All Things Truly Wicked: Tales of Sinners, Saints, Science, and the Supernatural

The urge to be bad and succumb to the little devil within the human psyche that compels and entices us to give into our primal urges can be powerful. I don't care who you are or who you think you are, it's inside all of us. I've fought that personal demon and suffered from depression for years.

In my fifty-eight years, I've survived in a world often devoid of compassion, harmony, and peace. Oh, those human attributes still exist, but they seem rare, like a mountain-sized diamond. Nasty and belligerent had become cool; hostile and combative, acceptable. I see it every day, embedded in social media, reality shows, the workplace, and in common everyday scenarios. The pecking order rules.
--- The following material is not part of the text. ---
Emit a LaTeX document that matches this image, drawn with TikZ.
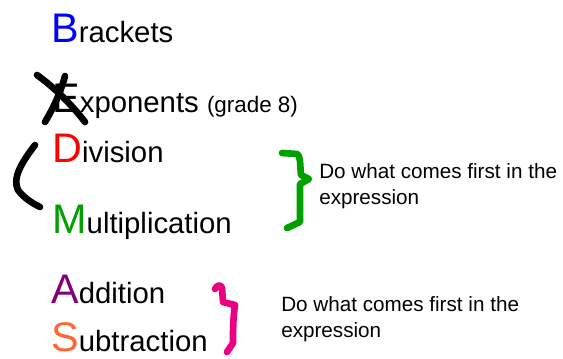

Cyberbullying has become a rite of passage for our youth to weed out the elite from the swill. “Be cool or be cast out,” so goes a line by the 1970s rock band Rush from the song “Subdivisions.”
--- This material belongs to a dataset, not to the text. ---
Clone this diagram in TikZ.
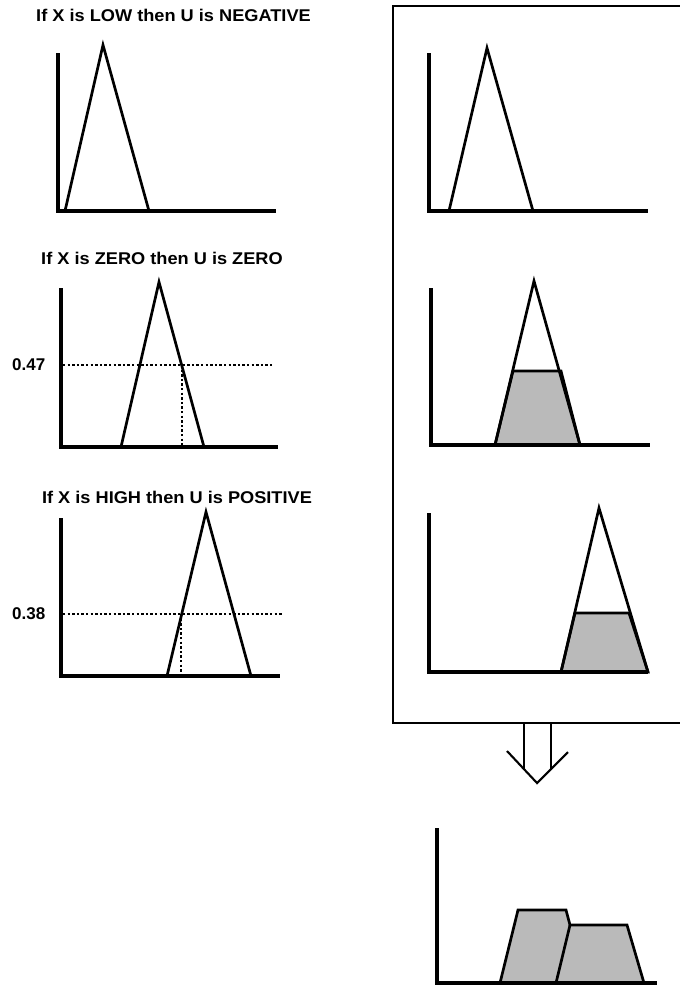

Three years ago when I started putting this publication together, I struggled for a title. I later discovered the stories—four of which having been previously published and repurposed for this collection—resonated a common, unintentional theme.

While searching the web, I found a quote from Ernest Hemmingway's memoirs, A Moveable Feast, “All things truly wicked, start with innocence.” The stories in this book represent a side of us that sometimes dies within. The characters start out afraid and uncertain, and they do not always win the way they intended. They accept their inevitable fates, even when they subconsciously know it is wrong. The iniquities confronting them become ingrained into their essence, and they are changed forever.

Allow me to end with a few quotes to make my point.

If I got rid of my demons, I'd lose my angels

—Tennessee Williams

The soul that has conceived one wickedness can nurse no good thereafter.